Hello, NASFAA members! Thank you all for you kind and encouraging comments on my first blog. It excites me to have the opportunity to continue to write, and keep you all updated!
Last week was full of welcoming introductions and information-packed meetings. As the 2017 NASFAA National Conference is approaching, the entire office seems to be in ‘conference-mode.’ While witnessing everyone’s diligent planning—to say the least—this conference will be impeccable!
Prior to beginning the Dallas Martin Endowment (DME) for Public Policy and Student Aid summer internship, I was given great advice: “when you don’t know what to do, ask good questions!” During NASFAA policy team meetings, I found myself attentively writing. This team deals with detail-oriented information, and every single note I have taken has been a question. The history behind financial aid cannot be summarized in a one-hour tutorial, but even with the questions I did ask, there was more information given to me than I had known before! While asking questions may have a stigma, it is also a form of advocacy because you are taking the time to understand the issues in pursuit for a better outcome.
Though I have attempted to ask questions during my work with NASFAA, over the weekend I should have followed my own advice and asked for directions! In a stubborn attempt to learn how to navigate through Washington, D.C., I enjoyed an unexpected 4-mile walk around the city! I intended to see the Lincoln Memorial and the Library of Congress, but it turned out just to be the Lincoln Memorial and tall buildings in the city!
On Tuesday, I had the chance to attend the Bipartisan Policy Center’s event on “Promoting Affordability and Accountability in the U.S. Higher Education System.” There were a handful of inspiring guests! The President of Purdue University, Mitch Daniels, opened up as the first panelist, answering questions regarding managing student and parent debt. There was rich insight on how parents are also affected when it comes to taking on debt for their students. Furthermore, Daniels discussed the need to push for more simplification in the student aid system, which is a trending necessity.

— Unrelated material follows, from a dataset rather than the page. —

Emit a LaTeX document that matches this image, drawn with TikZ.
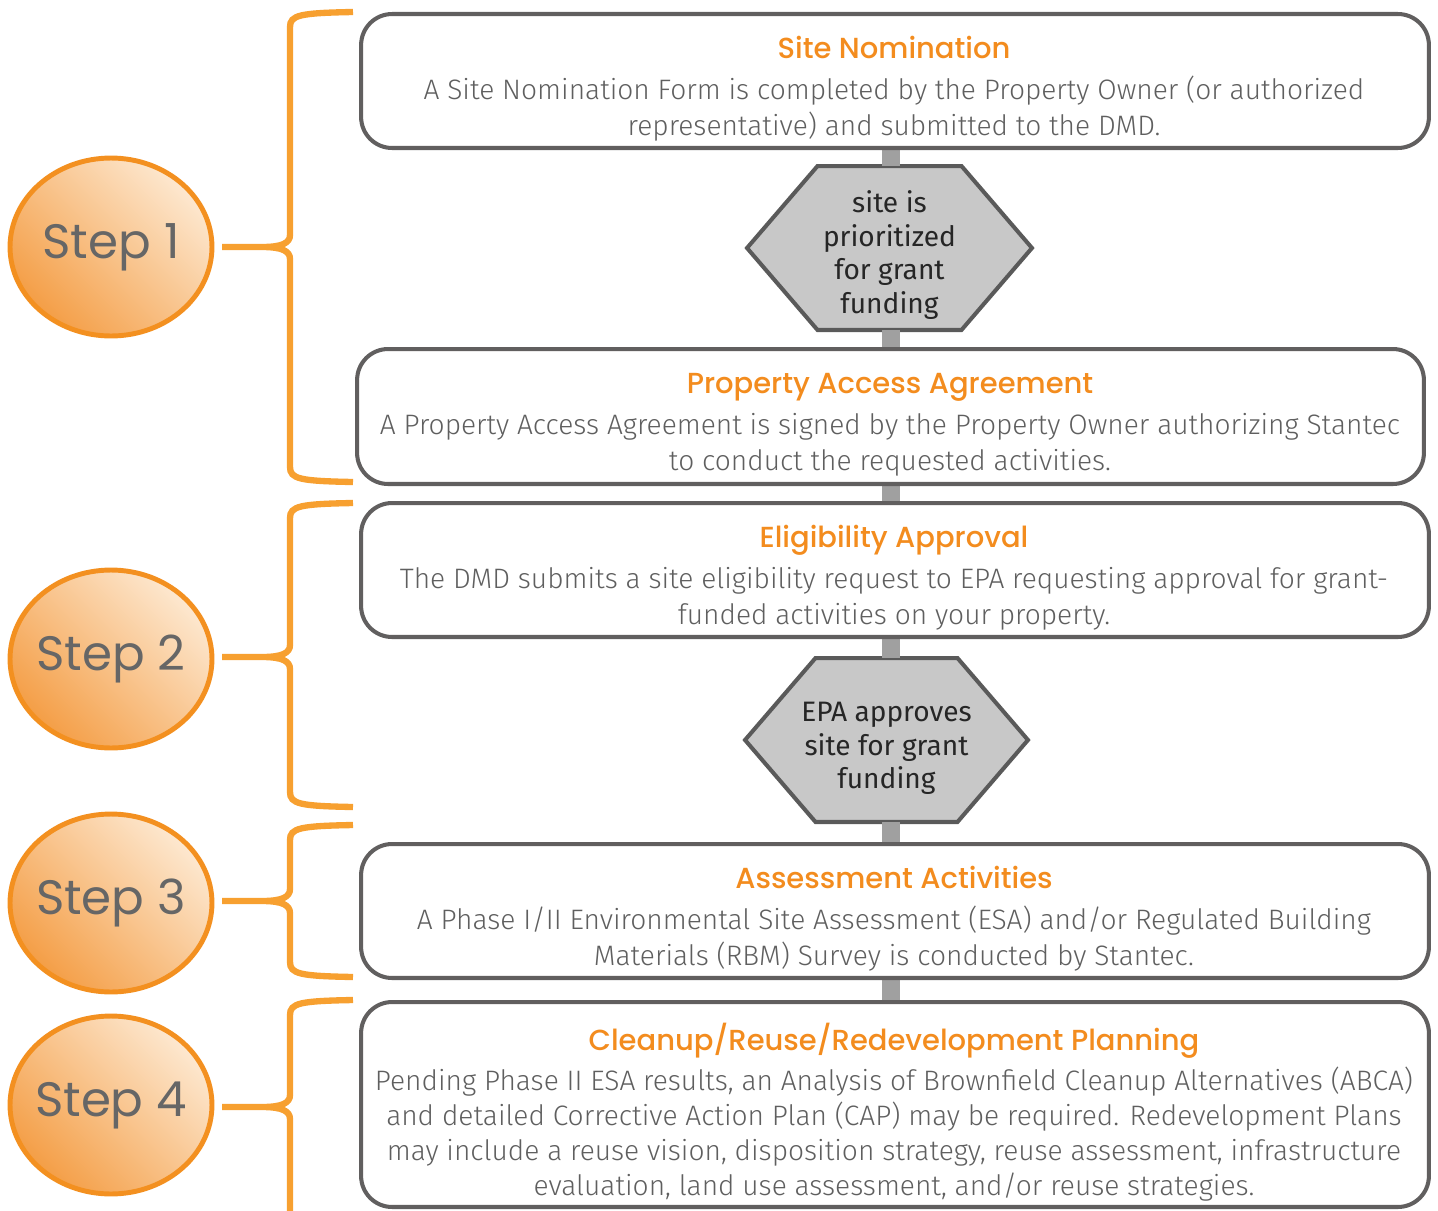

This topic point was carried out by Sen. Tim Scott (R-SC), as he discussed the need for more financial literacy, the year-round Pell Grant, and accommodating financial aspects for low-income student. The full cost of attendance, specifically housing, can be burdensome for students. Financial aid may assist with tuition, but if a community is too expensive to afford, it can put low-income students at high risk for low retention and increased student debt. Scott recently introduced the Family Self-Sufficiency Act, which is bipartisan legislation that enforces resources and assistance to families for housing and work in an equitable manner. Scott shared a little about his life, explaining how he came from a low-income family, and how his college-level education would be impossible without scholarships and grants. There is a significant importance in trying to increase financial literacy and accommodate for non-traditional students.

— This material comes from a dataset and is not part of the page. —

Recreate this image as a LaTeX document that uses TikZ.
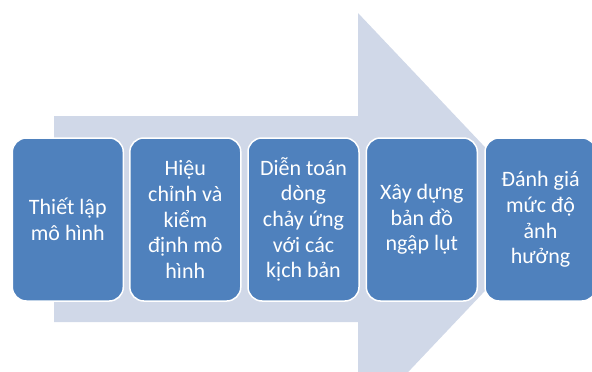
\documentclass[tikz,border=0pt]{standalone}
\usepackage{fontspec}
\setmainfont{Carlito}
\definecolor{boxblue}{HTML}{4F81BD}
\definecolor{arrowfill}{HTML}{D0D8E8}
\tikzset{
  stepbox/.style={draw=white, line width=1.5pt, fill=boxblue, rounded corners=14pt,
    minimum width=111pt, minimum height=163pt, text=white, align=center,
    inner sep=0pt, font=\fontsize{22}{25.7}\selectfont}
}
\begin{document}
\begin{tikzpicture}[x=1pt,y=-1pt]
\useasboundingbox (0,0) rectangle (592,372);
\clip (0,0) rectangle (592,372);
\fill[arrowfill] (54,116) -- (358,116) -- (358,13) -- (553,219) -- (358,425) -- (358,322) -- (54,322) -- cycle;
\node[stepbox] (b1) at (67.8,219.5) {Thiết lập\\mô hình};
\node[stepbox] (b2) at (185.3,219.5) {Hiệu\\chỉnh và\\kiểm\\định mô\\hình};
\node[stepbox] (b3) at (303.5,219.5) {Diễn toán\\dòng\\chảy ứng\\với các\\kịch bản};
\node[stepbox] (b4) at (421.8,219.5) {Xây dựng\\bản đồ\\ngập lụt};
\node[stepbox] (b5) at (540.5,219.5) {Đánh giá\\mức độ\\ảnh\\hưởng};
\end{tikzpicture}
\end{document}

Dr. Mariko Silver, president of Bennington College, and Sheila Bair, president of Washington College, wrapped up the discussion by talking about student advocacy from an advising standpoint. Whether that be financial or academic, both stressed the importance of institutions getting to know their students. Attending this event has made me quite eager for the conference! It is clear that education matters and so do students. I am anxious to see the different forms of advocacy presented and the information that is shared among other members, and to listen to all the inquiries from other institutional communities!